**Data section**

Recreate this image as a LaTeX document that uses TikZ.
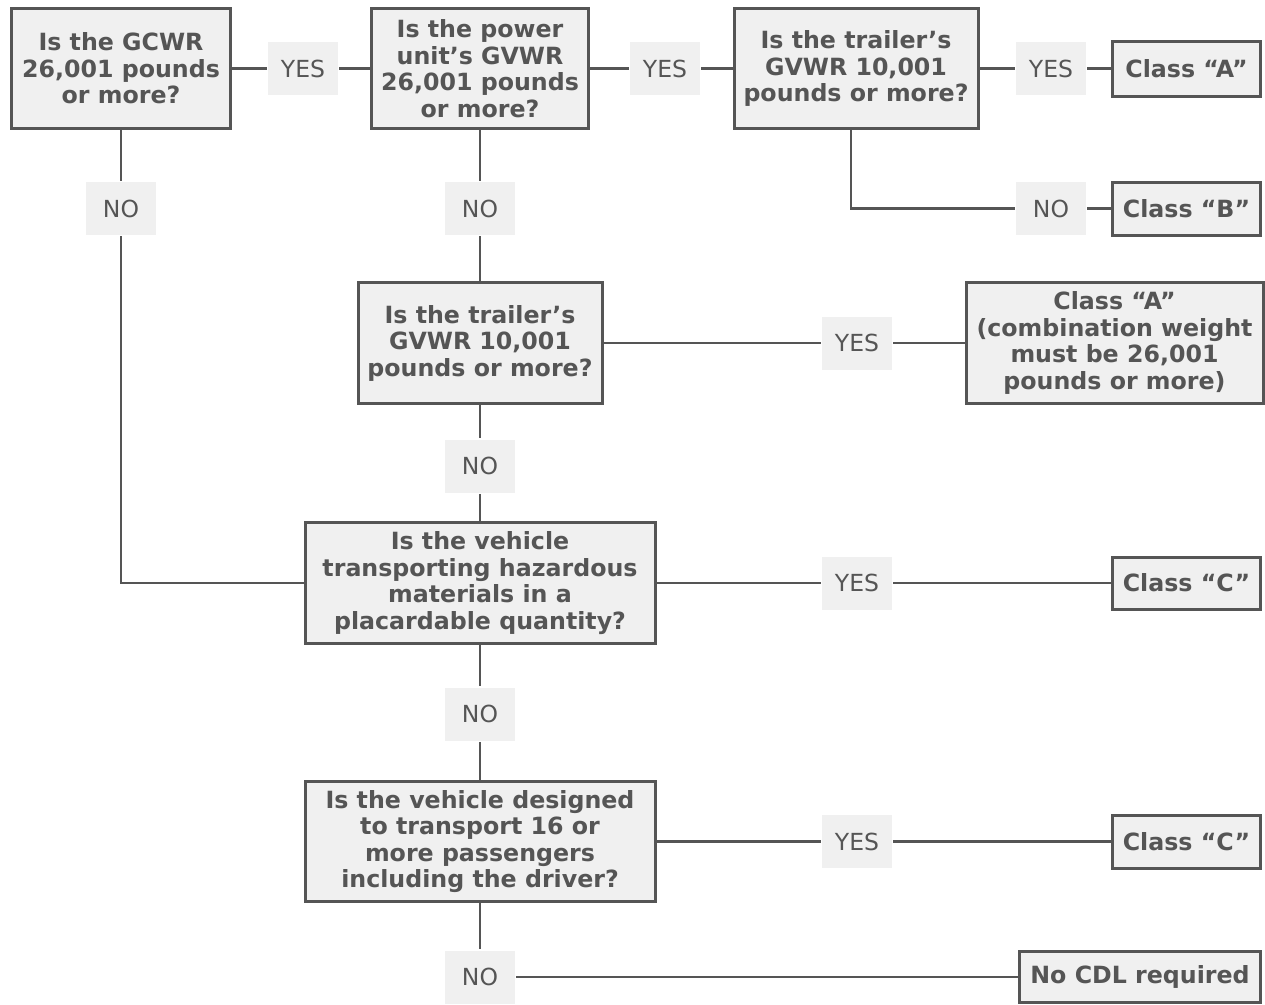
\documentclass[tikz,border=0pt]{standalone}
\usepackage{fontspec}
\setmainfont{DejaVu Sans}
\usetikzlibrary{positioning}
\definecolor{boxfill}{HTML}{F0F0F0}
\definecolor{ink}{HTML}{555555}
\tikzset{
	question/.style={
		draw=ink,
		fill=boxfill,
		line width=3pt,
		text=ink,
		align=center,
		inner sep=0pt,
		font=\fontsize{23.7}{26.5}\selectfont\bfseries,
	},
	answer/.style={
		fill=boxfill,
		text=ink,
		inner sep=0pt,
		minimum width=70pt,
		minimum height=53pt,
		font=\fontsize{23.5}{26}\selectfont,
	}
}
\tikzset{
	every picture/.append style={line width=2.7pt, ink}
}
\begin{document}
\begin{tikzpicture}[x=1pt, y=-1pt]
\useasboundingbox (0,0) rectangle (1265,1004);

\begin{scope}[every node/.append style={question}]
\node[minimum width=219, minimum height=120](q1) at(121,68.5){Is the GCWR\\26,001 pounds\\or more?};
\node[minimum width=217, minimum height=120](q2) at(480,68.5){Is the power\\unit’s GVWR\\26,001 pounds\\or more?};
\node[minimum width=244, minimum height=120](q3) at(856,68.5){Is the trailer’s\\GVWR 10,001\\pounds or more?};
\node[minimum width=244, minimum height=121](q4) at(480,343){Is the trailer’s\\GVWR 10,001\\pounds or more?};
\node[minimum width=350, minimum height=121](q6) at(480,583){Is the vehicle\\transporting hazardous\\materials in a\\placardable quantity?};
\node[minimum width=350, minimum height=120](q7) at(480,841.5){Is the vehicle designed\\to transport 16 or\\more passengers\\including the driver?};

\node[minimum width=148, minimum height=55](a1) at(1186.5,68.5){Class “A”};
\node[minimum width=148, minimum height=53](b1) at(1186.5,208.5){Class “B”};
\node[minimum width=297, minimum height=121](a2) at(1114.5,343){Class “A”\\(combination weight\\must be 26,001\\pounds or more)};
\node[minimum width=148, minimum height=52](c1) at(1186.5,583){Class “C”};
\node[minimum width=148, minimum height=53](c2) at(1186.5,841.5){Class “C”};
\node[minimum width=241, minimum height=51](d1) at(1140,977){No CDL required};
\end{scope}

\begin{scope}[every node/.append style={answer}]
\node(y1) at(303,68.5){YES};
\node(y2) at(665,68.5){YES};
\node(y3) at(1051,68.5){YES};
\node(y4) at(857,343){YES};
\node(y6) at(857,583){YES};
\node(y7) at(857,841.5){YES};

\node(n1) at(121,208.5){NO};
\node(n2) at(480,208.5){NO};
\node(n3) at(1051,208.5){NO};
\node(n4) at(480,466){NO};
\node(n6) at(480,714){NO};
\node(n7) at(480,977){NO};
\end{scope}

\coordinate(k1) at(851,208.5);
\coordinate(k2) at(121,583);

\foreach \x/\y in {%
q1/y1, y1/q2, q2/y2, y2/q3, q3/y3, y3/a1%
,q1/n1, q2/n2, n2/q4, n3/b1%
,q4/y4, y4/a2, q4/n4, n4/q6%
,q6/y6, y6/c1, q6/n6, n6/q7%
,q7/y7, y7/c2, q7/n7, n7/d1%
}{
	\draw (\x) -- (\y);
}

\draw (q3.south -| k1) -- (k1) -- (n3);
\draw (n1) -- (k2) -- (q6);
\end{tikzpicture}
\end{document}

**Written task**
Please write out all the data again word for word, but not the pictures.

**Exercise response**
Recreate this image as a LaTeX document that uses TikZ.
\documentclass[tikz,border=0pt]{standalone}
\usepackage{fontspec}
\setmainfont{DejaVu Sans}
\usetikzlibrary{positioning}
\definecolor{boxfill}{HTML}{F0F0F0}
\definecolor{ink}{HTML}{555555}
\tikzset{
	question/.style={
		draw=ink,
		fill=boxfill,
		line width=3pt,
		text=ink,
		align=center,
		inner sep=0pt,
		font=\fontsize{23.7}{26.5}\selectfont\bfseries,
	},
	answer/.style={
		fill=boxfill,
		text=ink,
		inner sep=0pt,
		minimum width=70pt,
		minimum height=53pt,
		font=\fontsize{23.5}{26}\selectfont,
	}
}
\tikzset{
	every picture/.append style={line width=2.7pt, ink}
}
\begin{document}
\begin{tikzpicture}[x=1pt, y=-1pt]
\useasboundingbox (0,0) rectangle (1265,1004);

\begin{scope}[every node/.append style={question}]
\node[minimum width=219, minimum height=120](q1) at(121,68.5){Is the GCWR\\26,001 pounds\\or more?};
\node[minimum width=217, minimum height=120](q2) at(480,68.5){Is the power\\unit’s GVWR\\26,001 pounds\\or more?};
\node[minimum width=244, minimum height=120](q3) at(856,68.5){Is the trailer’s\\GVWR 10,001\\pounds or more?};
\node[minimum width=244, minimum height=121](q4) at(480,343){Is the trailer’s\\GVWR 10,001\\pounds or more?};
\node[minimum width=350, minimum height=121](q6) at(480,583){Is the vehicle\\transporting hazardous\\materials in a\\placardable quantity?};
\node[minimum width=350, minimum height=120](q7) at(480,841.5){Is the vehicle designed\\to transport 16 or\\more passengers\\including the driver?};

\node[minimum width=148, minimum height=55](a1) at(1186.5,68.5){Class “A”};
\node[minimum width=148, minimum height=53](b1) at(1186.5,208.5){Class “B”};
\node[minimum width=297, minimum height=121](a2) at(1114.5,343){Class “A”\\(combination weight\\must be 26,001\\pounds or more)};
\node[minimum width=148, minimum height=52](c1) at(1186.5,583){Class “C”};
\node[minimum width=148, minimum height=53](c2) at(1186.5,841.5){Class “C”};
\node[minimum width=241, minimum height=51](d1) at(1140,977){No CDL required};
\end{scope}

\begin{scope}[every node/.append style={answer}]
\node(y1) at(303,68.5){YES};
\node(y2) at(665,68.5){YES};
\node(y3) at(1051,68.5){YES};
\node(y4) at(857,343){YES};
\node(y6) at(857,583){YES};
\node(y7) at(857,841.5){YES};

\node(n1) at(121,208.5){NO};
\node(n2) at(480,208.5){NO};
\node(n3) at(1051,208.5){NO};
\node(n4) at(480,466){NO};
\node(n6) at(480,714){NO};
\node(n7) at(480,977){NO};
\end{scope}

\coordinate(k1) at(851,208.5);
\coordinate(k2) at(121,583);

\foreach \x/\y in {%
q1/y1, y1/q2, q2/y2, y2/q3, q3/y3, y3/a1%
,q1/n1, q2/n2, n2/q4, n3/b1%
,q4/y4, y4/a2, q4/n4, n4/q6%
,q6/y6, y6/c1, q6/n6, n6/q7%
,q7/y7, y7/c2, q7/n7, n7/d1%
}{
	\draw (\x) -- (\y);
}

\draw (q3.south -| k1) -- (k1) -- (n3);
\draw (n1) -- (k2) -- (q6);
\end{tikzpicture}
\end{document}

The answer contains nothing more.